This item by J.P. Green was published on January 20, 2009.
In her Wall St. Journal article, “Union Households Gave Boost to GOP’s Brown,” Melanie Trottman reports on a new Hart Research Poll:
A poll conducted on behalf of the AFL-CIO found that 49% of Massachusetts union households supported Mr. Brown in Tuesday’s voting, while 46% supported Democrat Martha Coakley…The poll showed Ms. Coakley drew more support among voters with a college education, by a five-point margin, while she lost by a 20-point margin among voters without a college degree.
Tula Connell puts it this way in her FiredogLake post, “The Working Class Has Spoken.

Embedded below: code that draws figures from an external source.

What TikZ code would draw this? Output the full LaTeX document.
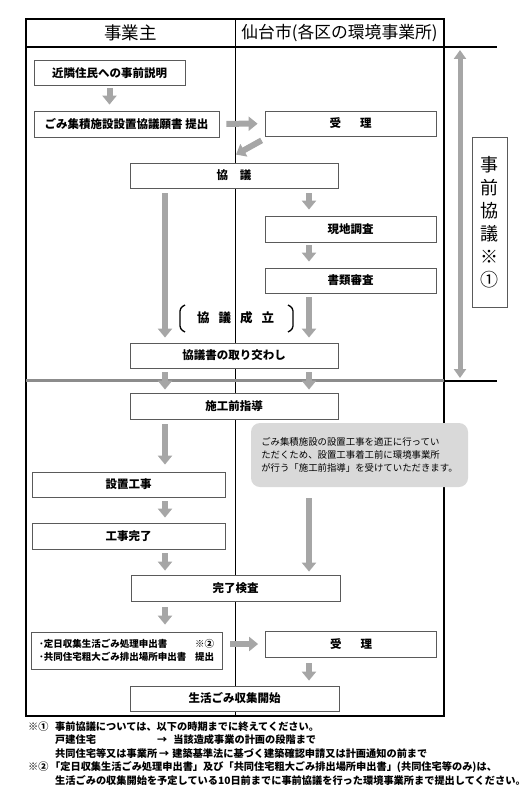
\documentclass[tikz,border=0pt]{standalone}
\usepackage{fontspec}
\setmainfont{Noto Sans CJK JP}
\usetikzlibrary{arrows.meta,calc}

\definecolor{waku}{HTML}{5A5A5A}
\definecolor{yagray}{HTML}{A6A6A6}
\definecolor{sengray}{HTML}{8C8C8C}
\definecolor{fukigray}{HTML}{D9D9D9}

\begin{document}
\begin{tikzpicture}[
    x=1pt,
    y=-1pt,
    font=\fontsize{11.5}{14}\selectfont\bfseries,
    hako/.style={
        draw=waku,
        fill=white,
        line width=0.8pt,
        minimum height=25pt,
        inner sep=0pt,
        align=center
    },
    yajirushi/.style={
        draw=yagray,
        line width=6pt,
        -{Triangle[width=14pt,length=9pt]}
    },
    nagaya/.style={
        draw=yagray,
        line width=5pt,
        {Triangle[width=12pt,length=9pt]}-{Triangle[width=12pt,length=9pt]}
    },
    midashi/.style={
        font=\fontsize{17.5}{20}\selectfont\mdseries
    },
    chushaku/.style={
        anchor=base west,
        inner sep=0pt,
        font=\fontsize{10.2}{13}\selectfont\bfseries
    }
]
    \useasboundingbox (0,0) rectangle (525,800);

    % frame
    \draw[line width=1.2pt] (26,19) rectangle (444,716);
    \draw[line width=1.2pt] (26,47) -- (497,47);
    \draw[line width=1pt] (235,19) -- (235,716);
    \draw[line width=3pt,sengray] (26,380) -- (444,380);
    \draw[line width=1.2pt] (444,381) -- (497,381);

    \node[midashi] (jigyonushi) at (130.5,33) {事業主};
    \node[midashi,font=\fontsize{16.8}{20}\selectfont\mdseries] (sendai) at (339.5,33)
        {仙台市(各区の環境事業所)};

    \coordinate (hidari) at (165,0);
    \coordinate (migi) at (309,0);

    \node[hako,minimum width=151pt] (setsumei) at (109.5,73)
        {近隣住民への事前説明};
    \node[hako,minimum width=185pt,minimum height=26pt] (negaisho) at (126.5,124)
        {ごみ集積施設設置協議願書 提出};
    \node[hako,minimum width=171pt] (juri) at (350.5,123.5)
        {受\hspace{19pt}理};
    \node[hako,minimum width=208pt] (kyogi) at (234,175.5)
        {協\hspace{12pt}議};
    \node[hako,minimum width=171pt,minimum height=26pt] (genchi) at (350.5,229)
        {現地調査};
    \node[hako,minimum width=171pt] (shorui) at (350.5,280.5)
        {書類審査};
    \node[font=\fontsize{12.5}{14}\selectfont\bfseries] (seiritsu) at (235.5,318)
        {協\hspace{9pt}議\hspace{9pt}成\hspace{9pt}立};
    \node[hako,minimum width=208pt] (torikawashi) at (234,355.5)
        {協議書の取り交わし};

    \node[hako,minimum width=208pt,minimum height=26pt] (sekomae) at (234,406)
        {施工前指導};
    \node[hako,minimum width=193pt] (setchi) at (128.5,484.5)
        {設置工事};
    \node[hako,minimum width=193pt,minimum height=26pt] (kanryo) at (128.5,536)
        {工事完了};
    \node[hako,minimum width=209pt,minimum height=26pt] (kensa) at (235.5,588)
        {完了検査};
    \node[
        hako,
        minimum width=191pt,
        minimum height=37pt,
        text width=175pt,
        align=left,
        font=\fontsize{9.5}{13}\selectfont\bfseries
    ] (moushide) at (126.5,650.5)
        {･定日収集生活ごみ処理申出書\hfill ※②\\
         ･共同住宅粗大ごみ排出場所申出書\hfill 提出};
    \node[hako,minimum width=171pt,minimum height=26pt] (juri-2) at (351,644)
        {受\hspace{19pt}理};
    \node[hako,minimum width=209pt] (kaishi) at (234.5,698.5)
        {生活ごみ収集開始};

    % brackets round the agreement
    \draw[line width=1.3pt,rounded corners=3pt]
        (185,305) -- (180,308) -- (180,329) -- (185,332);
    \draw[line width=1.3pt,rounded corners=3pt]
        (288,305) -- (293,308) -- (293,329) -- (288,332);

    % arrows
    \draw[yajirushi,shorten <=2pt,shorten >=6pt]
        (setsumei.south) -- (setsumei.south |- negaisho.north);
    \draw[yajirushi,shorten <=7pt,shorten >=7pt] (negaisho) -- (juri);
    \draw[yajirushi]
        ($(juri.south west)+(-3,4)$) -- ($(kyogi.north)+(2,-8)$);
    \draw[yajirushi,shorten <=5pt,shorten >=5pt]
        (kyogi.south -| hidari) -- (torikawashi.north -| hidari);
    \draw[yajirushi,shorten <=5pt,shorten >=6pt]
        (kyogi.south -| migi) -- (genchi.north -| migi);
    \draw[yajirushi,shorten <=3pt,shorten >=6pt]
        (genchi.south -| migi) -- (shorui.north -| migi);
    \draw[yajirushi,shorten <=4pt,shorten >=5pt]
        (shorui.south -| migi) -- (torikawashi.north -| migi);
    \draw[yajirushi,shorten <=4pt,shorten >=3pt]
        (torikawashi.south -| hidari) -- (sekomae.north -| hidari);
    \draw[yajirushi,shorten <=4pt,shorten >=3pt]
        (torikawashi.south -| migi) -- (sekomae.north -| migi);
    \draw[yajirushi,shorten <=5pt,shorten >=7pt]
        (sekomae.south -| hidari) -- (setchi.north -| hidari);
    \draw[yajirushi,shorten <=4pt,shorten >=5pt]
        (setchi.south -| hidari) -- (kanryo.north -| hidari);
    \draw[yajirushi,shorten <=4pt,shorten >=4pt]
        (kanryo.south -| hidari) -- (kensa.north -| hidari);
    \draw[yajirushi,shorten <=6pt,shorten >=7pt]
        (kensa.south -| hidari) -- (moushide.north -| hidari);
    \draw[yajirushi,shorten <=8pt,shorten >=7pt]
        (juri-2 -| moushide.east) -- (juri-2.west);
    \draw[yajirushi,shorten <=6pt,shorten >=5pt]
        (juri-2.south -| migi) -- (kaishi.north -| migi);

    \node[
        fill=fukigray,
        rounded corners=9pt,
        minimum width=217pt,
        minimum height=64pt,
        align=left,
        font=\fontsize{9.4}{13}\selectfont\mdseries
    ] (fukidashi) at (359.5,455)
        {ごみ集積施設の設置工事を適正に行ってい\\ただくため、設置工事着工前に環境事業所\\が行う「施工前指導」を受けていただきます。};
    \draw[yajirushi,shorten <=11pt,shorten >=3pt]
        (fukidashi.south -| migi) -- (kensa.north -| migi);

    % prior consultation span
    \coordinate (jizen-ue) at (460,47);
    \coordinate (jizen-shita) at (460,381);
    \draw[nagaya,shorten <=3pt,shorten >=3pt] (jizen-ue) -- (jizen-shita);
    \node[
        draw=waku,
        fill=white,
        line width=0.8pt,
        minimum width=35pt,
        minimum height=170pt,
        inner sep=0pt,
        align=center,
        font=\fontsize{18}{23}\selectfont\mdseries
    ] (jizen) at (489.5,222)
        {事\\前\\協\\議\\※\\①};

    % notes
    \node[chushaku] (chu-1) at (28,730)
        {※①\hspace{6.6pt}事前協議については、以下の時期までに終えてください。};
    \node[chushaku] (chu-1a) at (55,743.5)
        {\makebox[102pt][l]{戸建住宅}→\hspace{6pt}当該造成事業の計画の段階まで};
    \node[chushaku] (chu-1b) at (55,757)
        {共同住宅等又は事業所\hspace{2pt}→\hspace{3pt}建築基準法に基づく建築確認申請又は計画通知の前まで};
    \node[chushaku] (chu-2) at (28,770.5)
        {※②\hspace{1.6pt}「定日収集生活ごみ処理申出書」及び「共同住宅粗大ごみ排出場所申出書」(共同住宅等のみ)は、};
    \node[chushaku] (chu-2a) at (55,784)
        {生活ごみの収集開始を予定している10日前までに事前協議を行った環境事業所まで提出してください。};
\end{tikzpicture}
\end{document}
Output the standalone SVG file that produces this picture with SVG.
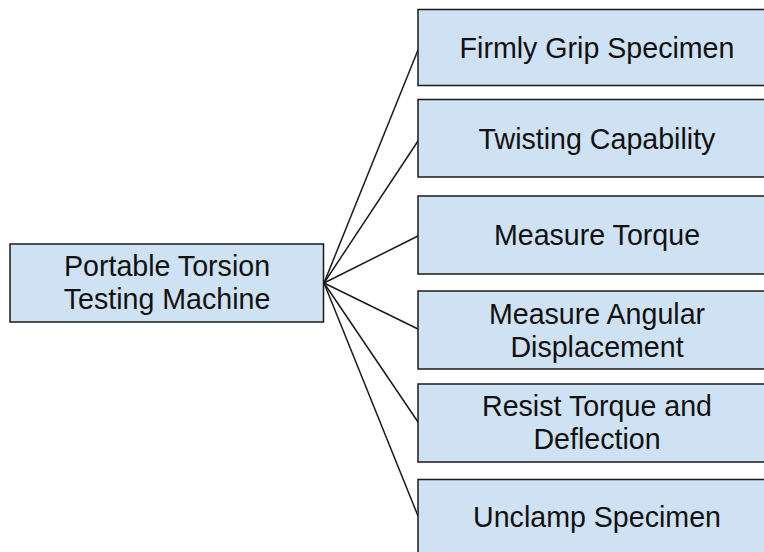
<svg xmlns="http://www.w3.org/2000/svg" width="764" height="552" viewBox="0 0 764 552">
<style>
.box{fill:#cfe2f3;stroke:#1a1a1a;stroke-width:1.5}
.lbl{font-family:"Liberation Sans",Arial,sans-serif;font-size:28.6px;fill:#111;text-anchor:middle}
.conn{stroke:#1a1a1a;stroke-width:1.5;fill:none}
</style>
<rect width="764" height="552" fill="#fff"/>
<g id="connectors">
<line class="conn" x1="324" y1="283" x2="418" y2="50"/>
<line class="conn" x1="324" y1="283" x2="418" y2="141"/>
<line class="conn" x1="324" y1="283" x2="418" y2="236"/>
<line class="conn" x1="324" y1="283" x2="418" y2="329"/>
<line class="conn" x1="324" y1="283" x2="418" y2="422"/>
<line class="conn" x1="324" y1="283" x2="418" y2="516"/>
</g>
<g id="main">
<rect class="box" x="10" y="244" width="313.5" height="78"/>
<text class="lbl" x="167" y="276">Portable Torsion</text>
<text class="lbl" x="167" y="308.5">Testing Machine</text>
</g>
<g id="n1">
<rect class="box" x="418" y="9.5" width="358" height="76"/>
<text class="lbl" x="597" y="57.5">Firmly Grip Specimen</text>
</g>
<g id="n2">
<rect class="box" x="418" y="99.5" width="358" height="77.5"/>
<text class="lbl" x="597" y="148.5">Twisting Capability</text>
</g>
<g id="n3">
<rect class="box" x="418" y="196" width="358" height="78"/>
<text class="lbl" x="597" y="244.5">Measure Torque</text>
</g>
<g id="n4">
<rect class="box" x="418" y="291" width="358" height="78"/>
<text class="lbl" x="597" y="324">Measure Angular</text>
<text class="lbl" x="597" y="357">Displacement</text>
</g>
<g id="n5">
<rect class="box" x="418" y="384" width="358" height="78"/>
<text class="lbl" x="597" y="415.5">Resist Torque and</text>
<text class="lbl" x="597" y="449">Deflection</text>
</g>
<g id="n6">
<rect class="box" x="418" y="479.5" width="358" height="78"/>
<text class="lbl" x="597" y="527">Unclamp Specimen</text>
</g>
</svg>
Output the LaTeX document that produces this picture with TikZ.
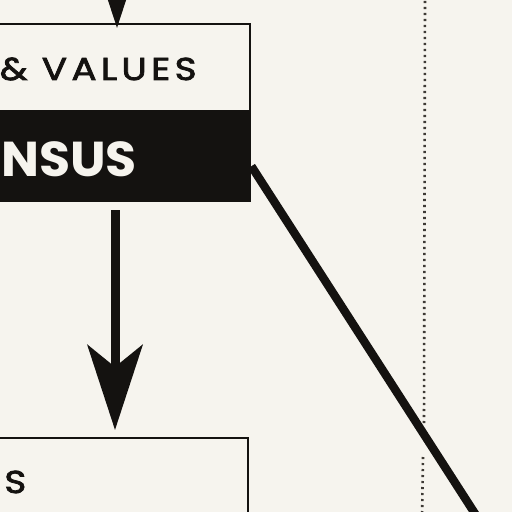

Will Democrats Listen?” at the AFL-CIO Now Blog:
The poll, conducted by Hart Research Associates among 810 voters for the AFL-CIO on the night of the election, also found that although voters without a college degree favored Barack Obama by 21 percentage points in the 2008 election, Democratic candidate Martha Coakley lost that same group by a 20-point margin.
Connell cites another poll, noted in John Judis’s post in The New Republic:
…The Suffolk University poll in Massachusetts…singled out two white working-class towns, Gardner and Fitchburg, as bellwethers. Obama won Gardner, where Democrats hold a 3-1 registrations edge, by 59 percent to 31 percent in 2008. Brown won it by 56 percent to 42 percent. Obama won Fitchburg, with a similar Democratic edge, by 60 percent to 38 percent in 2008. Brown won it by 59 percent to 40 percent. That suggests a fairly dramatic shift among white working-class voters.
Trotman quotes Karen Ackerman, the AFL-CIO’s political action director, describing the MA senate vote as “a working-class revolt” with too many voters feeling that no one was addressing their interests. Ackerman adds:
Union voters are like any other voters, and they respond to the environment around them…What happened in Massachusetts is that working families did not see the Democratic candidate as being on their side.
The poll also provides “pretty strong evidence: that union workers may have been concerned about the ‘cadillac benefits’ tax, according to Hart Research pollster Guy Molyneux, despite President Obama’s assurance that workers in collective bargaining agreements until 2018 would be exempt. “Unions stepped up their campaign efforts for Ms. Coakley after that, but it wasn’t enough to turn the tide,” reports Trottman.
It’s important to remember that Brown’s 3 percent edge with unions in the poll is within the margin of error. In addition, 61% of the voters polled said they were picking the best candidate for Massachusetts rather than sending a message to Washington. with 33% saying the opposite. Two out of three voters who elected Mr. Brown said they wanted him to work with Democrats in Washington.
Connell argues that the Hart poll suggests ‘liberal overreaching” is not the problem:
In fact, voters were not worried about Democratic “overreach”—47 percent said their bigger concern about Democrats is that they haven’t succeeded in making needed change rather than tried to make too many changes too quickly (32 percent). Even voters for Scott Brown were more concerned about a lack of change (50 percent) than about trying to make too many changes too quickly (43 percent)…These results puts a lie to the corporate media spin that Democrats have gone “too far” in pushing a reform agenda.
But whether Brown won a small majority of union voters or not is less important than the fact that he got even close, as an outspoken opponent of health care reform endorsed by Senator Kennedy and EFCA and as an advocate of a range of anti-worker policies. Coakley’s policies were far more supportive of worker concerns across the board than were Brown’s. But, if union members in the most liberal state have not been well-informed about the progressive policies at issue, how bad was the situation for unorganized workers?
Some have speculated that Coakley may have added to the anti-worker meme by dissing the idea that she campaign at Fenway Park and taking a week-long vacation in December, at a time when many blue collar workers in the state were unemployed and struggling to pay the mortgage/rent and feed their families. Certainly such blunders don’t help, and Brown’s supporters were more than eager to publicize them as the outrage du jour.
It’s hard to avoid the conclusion that Coakley’s campaign failed to connect adequately with perhaps the largest of swing constituencies, the MA working class. The candidate and her campaign, the national and local Democratic Parties and the unions were all caught off guard by Brown’s late surge. On paper, Coakley was a good candidate, by all accounts an excellent AG, bright and progressive. But her messaging to MA workers was weak. while Brown’s was aggressively presented and resonated in the vacuum.